S&P announced on December 5 that it was reviewing the ratings of France and other euro zone countries for possible downgrade and singled out France as the sole AAA-rated country that might be dropped two notches as opposed to just one.

In the interview in Le Parisien daily, S&P France president Carol Sirou and S&P's Europe economist Jean-Michel Six said that downgrades did not have to translate into higher debt refinancing costs.

Six also suggested the financial market impact of any rating change in France's case might be limited.

"Despite its triple-A, investors are treating France right now as if it was rated triple-B," he was quoted as having told the newspaper. BBB is eight notches below AAA and just two notches above junk.

Six later told Reuters that he was speaking in terms of the yield premium investors demanded to hold French bonds instead of

benchmark German debt. That spread has widened to about 150 basis points for 10-year bonds from 35 bp in July but is still far smaller than the 1,150 bp spread for Portugal, which has a BBB- rating, and BBB+ Ireland's 640 bp spread.
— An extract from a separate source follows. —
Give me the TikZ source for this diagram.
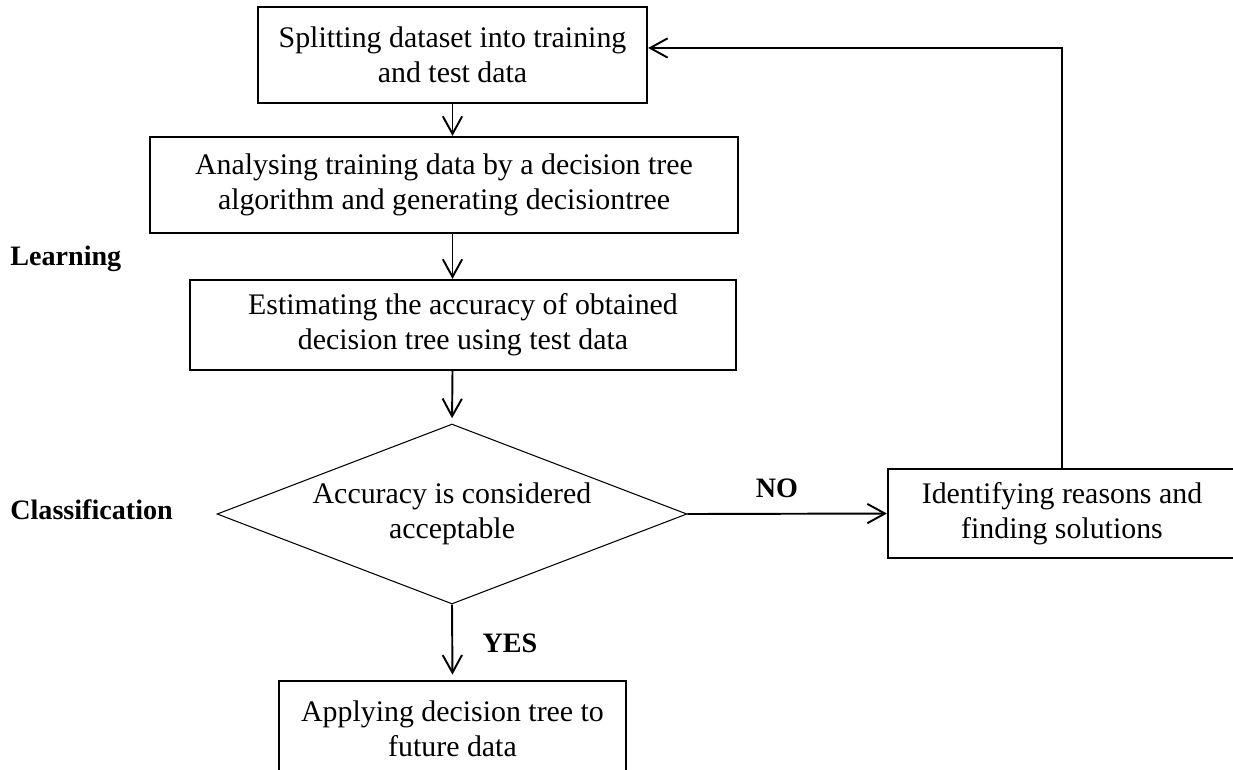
\documentclass[tikz,border=0pt]{standalone}
\usepackage{fontspec}
\setmainfont{Liberation Serif}
\usetikzlibrary{arrows.meta,shapes.geometric}
\newcommand{\flowsize}{\fontsize{17}{20}\selectfont}
\newcommand{\labsize}{\fontsize{16}{19}\selectfont}
\tikzset{
  blk/.style={draw, line width=1.3pt, align=center, inner sep=0pt, font=\flowsize},
  dec/.style={diamond, aspect=2.61, draw, line width=0.6pt, align=center, inner sep=0pt, font=\flowsize},
  arr/.style={-{Straight Barb[length=10pt,width=11pt]}, line width=1.1pt},
  lab/.style={font=\labsize\bfseries, inner sep=0pt},
}

\begin{document}
\begin{tikzpicture}[x=0.02cm, y=-0.02cm]
  \useasboundingbox (0,0) rectangle (1233,769);
  % learning steps
  \node[blk, minimum width=7.78cm, minimum height=1.92cm] (split) at (452.5,55)
    {Splitting dataset into training\\and test data};
  \node[blk, minimum width=11.76cm, minimum height=1.92cm] (analyse) at (444,185)
    {Analysing training data by a decision tree\\algorithm and generating decisiontree};
  \node[blk, minimum width=10.92cm, minimum height=1.8cm] (estimate) at (463,325)
    {Estimating the accuracy of obtained\\decision tree using test data};
  % classification
  \node[dec, minimum width=9.4cm, minimum height=3.6cm] (acc) at (452,514)
    {Accuracy is considered\\acceptable};
  \node[blk, minimum width=6.96cm, minimum height=1.78cm] (reasons) at (1062,513.5)
    {Identifying reasons and\\finding solutions};
  \node[blk, minimum width=6.94cm, minimum height=1.92cm] (apply) at (452.5,729)
    {Applying decision tree to\\future data};
  % phase labels
  \node[lab, anchor=west] (learn) at (10,259) {Learning};
  \node[lab, anchor=west] (classif) at (10,510) {Classification};
  \node[lab] (no) at (777,488) {NO};
  \node[lab] (yes) at (510,643) {YES};
  % connectors
  \draw[arr] (split.south) -- (split.south |- analyse.north);
  \draw[arr] (split.south |- analyse.south) -- (split.south |- estimate.north);
  \draw[arr, shorten >=3pt] (split.south |- estimate.south) -- (acc.north);
  \draw[arr, shorten >=3pt] (acc.south) -- (apply.north);
  \draw[arr] (acc.east) -- (reasons.west);
  \draw[arr] (reasons.north) |- ([yshift=4pt]split.east);
\end{tikzpicture}
\end{document}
Six and Sirou declined to comment on the likely outcome of the rating review, rebuffed criticism of their agency and played down the impact of a downgrade on the scale they were considering

"Being downgraded is a bit like moving to 19 from 20 out of 20 in high school," the Paris-based Six said. "It doesn't mean you are gong to flunk your bac exam," he said, referring to the exit test students take at the end of secondary schooling.

There was no systematic correlation between rating level and the interest rates that investors demanded for buying into debt issues by governments, said Six.

The interest rate the United States had to pay had dropped despite the fact that S&P had deprived the country of its AAA rating, and Japan continued to pay low premiums to investors despite being on a lower AA- rating, said Six.